▶ _Stated task_
Output exactly the span of lines that begins at the line containing "Write the Plotly code for this chart." and ends at the line containing "import plotly.graph_objects as go", both lines included.

+++ Input records +++

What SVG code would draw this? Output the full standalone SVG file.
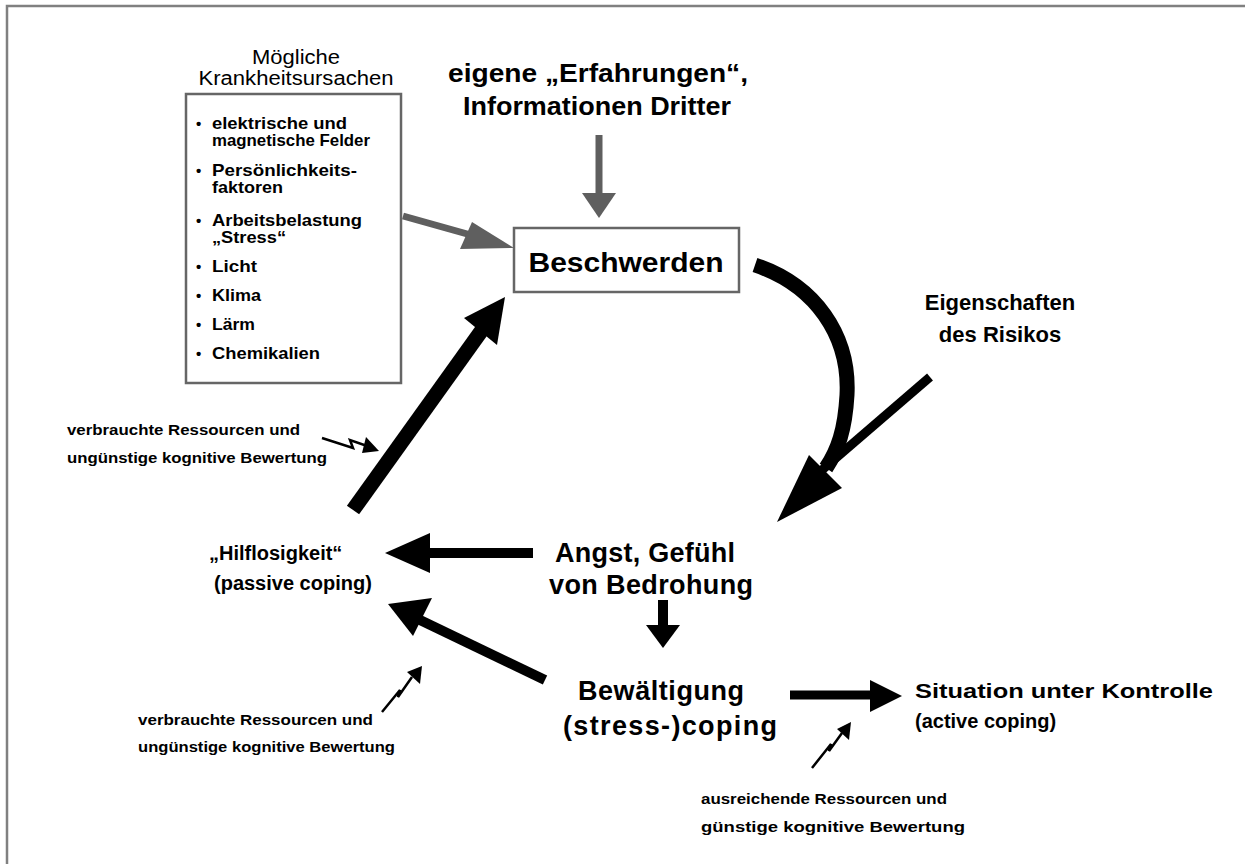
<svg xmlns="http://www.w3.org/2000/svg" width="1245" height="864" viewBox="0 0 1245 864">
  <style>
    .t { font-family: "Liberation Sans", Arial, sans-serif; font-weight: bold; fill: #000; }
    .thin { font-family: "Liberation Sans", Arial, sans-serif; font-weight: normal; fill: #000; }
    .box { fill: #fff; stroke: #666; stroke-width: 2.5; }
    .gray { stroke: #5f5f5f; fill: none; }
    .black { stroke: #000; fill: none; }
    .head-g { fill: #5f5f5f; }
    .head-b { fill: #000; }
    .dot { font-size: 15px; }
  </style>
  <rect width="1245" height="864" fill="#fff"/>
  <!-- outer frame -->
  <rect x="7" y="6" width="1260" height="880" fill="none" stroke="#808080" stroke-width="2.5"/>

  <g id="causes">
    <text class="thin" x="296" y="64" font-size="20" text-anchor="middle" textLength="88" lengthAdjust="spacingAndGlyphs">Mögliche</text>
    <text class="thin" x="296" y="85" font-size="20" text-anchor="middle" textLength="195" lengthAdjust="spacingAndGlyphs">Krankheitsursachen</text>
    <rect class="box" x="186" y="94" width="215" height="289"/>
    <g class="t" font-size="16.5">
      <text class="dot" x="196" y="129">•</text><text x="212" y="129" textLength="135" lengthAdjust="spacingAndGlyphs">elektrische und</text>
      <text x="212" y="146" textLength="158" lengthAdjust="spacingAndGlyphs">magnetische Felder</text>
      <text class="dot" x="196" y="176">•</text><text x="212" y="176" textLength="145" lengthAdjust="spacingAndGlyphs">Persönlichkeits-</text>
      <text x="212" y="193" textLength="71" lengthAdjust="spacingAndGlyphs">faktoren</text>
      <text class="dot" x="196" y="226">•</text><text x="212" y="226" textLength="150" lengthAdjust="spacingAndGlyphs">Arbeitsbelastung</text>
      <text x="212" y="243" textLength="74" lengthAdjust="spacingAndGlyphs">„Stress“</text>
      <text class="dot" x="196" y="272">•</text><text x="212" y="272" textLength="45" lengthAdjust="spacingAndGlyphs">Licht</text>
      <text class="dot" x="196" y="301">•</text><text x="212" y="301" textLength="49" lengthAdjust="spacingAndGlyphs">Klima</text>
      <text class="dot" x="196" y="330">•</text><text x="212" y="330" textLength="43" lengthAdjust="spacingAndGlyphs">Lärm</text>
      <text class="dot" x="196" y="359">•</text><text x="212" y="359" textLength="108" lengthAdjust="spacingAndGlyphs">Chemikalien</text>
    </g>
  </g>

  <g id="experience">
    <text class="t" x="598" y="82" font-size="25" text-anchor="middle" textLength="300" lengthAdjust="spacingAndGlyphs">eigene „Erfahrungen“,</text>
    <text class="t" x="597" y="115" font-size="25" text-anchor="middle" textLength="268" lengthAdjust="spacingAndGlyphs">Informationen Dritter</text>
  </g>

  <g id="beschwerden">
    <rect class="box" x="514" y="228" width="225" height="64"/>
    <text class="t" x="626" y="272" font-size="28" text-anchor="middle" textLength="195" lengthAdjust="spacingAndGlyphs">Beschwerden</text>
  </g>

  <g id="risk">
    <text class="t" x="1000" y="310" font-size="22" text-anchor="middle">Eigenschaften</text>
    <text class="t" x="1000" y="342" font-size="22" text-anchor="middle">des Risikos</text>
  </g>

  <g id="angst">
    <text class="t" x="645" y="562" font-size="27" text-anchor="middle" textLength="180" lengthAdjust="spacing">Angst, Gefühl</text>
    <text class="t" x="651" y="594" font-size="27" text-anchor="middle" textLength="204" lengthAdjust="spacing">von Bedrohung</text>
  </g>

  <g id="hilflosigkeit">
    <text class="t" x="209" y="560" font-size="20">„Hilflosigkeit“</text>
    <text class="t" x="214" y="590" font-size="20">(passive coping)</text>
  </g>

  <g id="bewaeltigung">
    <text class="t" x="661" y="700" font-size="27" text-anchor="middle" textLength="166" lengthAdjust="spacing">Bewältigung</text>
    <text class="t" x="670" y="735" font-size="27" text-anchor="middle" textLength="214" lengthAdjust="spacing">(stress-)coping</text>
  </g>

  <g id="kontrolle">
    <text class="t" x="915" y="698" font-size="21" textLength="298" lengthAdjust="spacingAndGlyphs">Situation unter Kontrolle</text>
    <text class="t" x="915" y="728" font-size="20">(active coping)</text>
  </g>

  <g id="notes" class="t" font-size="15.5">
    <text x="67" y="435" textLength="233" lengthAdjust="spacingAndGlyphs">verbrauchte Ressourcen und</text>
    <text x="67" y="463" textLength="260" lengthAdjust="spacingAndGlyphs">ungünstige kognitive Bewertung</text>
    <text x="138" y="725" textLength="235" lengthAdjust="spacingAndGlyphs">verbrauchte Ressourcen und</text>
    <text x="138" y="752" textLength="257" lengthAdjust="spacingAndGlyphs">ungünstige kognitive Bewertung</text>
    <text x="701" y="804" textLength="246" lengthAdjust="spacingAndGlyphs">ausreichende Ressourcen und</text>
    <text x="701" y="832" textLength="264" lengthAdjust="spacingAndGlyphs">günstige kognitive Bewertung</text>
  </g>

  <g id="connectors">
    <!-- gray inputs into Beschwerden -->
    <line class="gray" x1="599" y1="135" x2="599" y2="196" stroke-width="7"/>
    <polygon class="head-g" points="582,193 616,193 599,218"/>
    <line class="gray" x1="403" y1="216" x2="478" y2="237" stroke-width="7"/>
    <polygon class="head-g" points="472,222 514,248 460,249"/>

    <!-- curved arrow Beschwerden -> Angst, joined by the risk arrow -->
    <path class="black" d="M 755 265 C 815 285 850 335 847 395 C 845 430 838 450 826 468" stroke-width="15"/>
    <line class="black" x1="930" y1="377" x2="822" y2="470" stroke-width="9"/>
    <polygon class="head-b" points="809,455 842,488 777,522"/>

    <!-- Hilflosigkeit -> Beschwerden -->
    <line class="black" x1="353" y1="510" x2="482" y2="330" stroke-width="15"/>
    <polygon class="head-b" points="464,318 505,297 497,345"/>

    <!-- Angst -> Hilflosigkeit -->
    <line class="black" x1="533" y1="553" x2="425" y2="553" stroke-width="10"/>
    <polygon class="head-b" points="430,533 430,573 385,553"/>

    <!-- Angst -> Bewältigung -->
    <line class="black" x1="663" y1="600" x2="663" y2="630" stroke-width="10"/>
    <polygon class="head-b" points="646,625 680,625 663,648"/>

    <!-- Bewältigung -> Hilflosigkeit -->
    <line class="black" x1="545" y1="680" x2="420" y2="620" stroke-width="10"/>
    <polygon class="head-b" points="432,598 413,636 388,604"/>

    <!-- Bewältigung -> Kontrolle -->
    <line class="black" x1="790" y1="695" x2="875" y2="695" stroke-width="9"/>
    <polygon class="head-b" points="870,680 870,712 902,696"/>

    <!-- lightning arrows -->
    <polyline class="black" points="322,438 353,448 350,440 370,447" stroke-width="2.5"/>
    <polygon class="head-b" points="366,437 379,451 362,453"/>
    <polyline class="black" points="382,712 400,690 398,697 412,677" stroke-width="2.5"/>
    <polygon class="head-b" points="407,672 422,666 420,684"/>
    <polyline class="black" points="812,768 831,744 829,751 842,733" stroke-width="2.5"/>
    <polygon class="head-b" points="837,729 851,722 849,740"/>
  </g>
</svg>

+++
+++ Input records +++

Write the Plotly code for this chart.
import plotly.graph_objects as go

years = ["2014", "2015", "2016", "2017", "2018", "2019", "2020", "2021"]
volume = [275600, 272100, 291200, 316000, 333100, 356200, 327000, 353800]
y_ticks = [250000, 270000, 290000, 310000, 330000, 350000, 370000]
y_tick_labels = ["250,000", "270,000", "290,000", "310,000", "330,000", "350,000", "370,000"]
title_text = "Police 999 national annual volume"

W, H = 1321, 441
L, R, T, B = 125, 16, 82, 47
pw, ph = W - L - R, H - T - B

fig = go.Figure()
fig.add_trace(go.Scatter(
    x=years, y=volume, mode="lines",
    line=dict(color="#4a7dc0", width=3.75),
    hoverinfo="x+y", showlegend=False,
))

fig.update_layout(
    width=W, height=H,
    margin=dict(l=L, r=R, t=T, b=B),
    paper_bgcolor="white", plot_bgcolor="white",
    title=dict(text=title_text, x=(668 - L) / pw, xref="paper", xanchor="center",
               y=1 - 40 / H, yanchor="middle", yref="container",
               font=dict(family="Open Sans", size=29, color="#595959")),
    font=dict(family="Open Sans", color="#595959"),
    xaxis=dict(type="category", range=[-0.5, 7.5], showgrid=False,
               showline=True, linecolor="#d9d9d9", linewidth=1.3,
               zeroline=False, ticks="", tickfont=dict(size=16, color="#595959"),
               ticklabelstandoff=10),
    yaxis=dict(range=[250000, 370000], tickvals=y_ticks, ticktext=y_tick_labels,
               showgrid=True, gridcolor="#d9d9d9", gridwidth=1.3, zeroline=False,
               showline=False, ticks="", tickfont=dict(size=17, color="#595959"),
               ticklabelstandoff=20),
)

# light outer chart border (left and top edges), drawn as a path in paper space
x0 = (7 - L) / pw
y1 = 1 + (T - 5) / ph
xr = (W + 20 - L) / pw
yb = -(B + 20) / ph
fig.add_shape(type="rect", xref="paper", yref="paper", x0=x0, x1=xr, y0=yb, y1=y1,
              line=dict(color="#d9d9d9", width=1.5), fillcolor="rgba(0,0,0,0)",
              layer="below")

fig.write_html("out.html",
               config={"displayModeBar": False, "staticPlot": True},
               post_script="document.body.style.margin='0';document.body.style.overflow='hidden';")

+++

▶ _Correct output_
Write the Plotly code for this chart.
import plotly.graph_objects as go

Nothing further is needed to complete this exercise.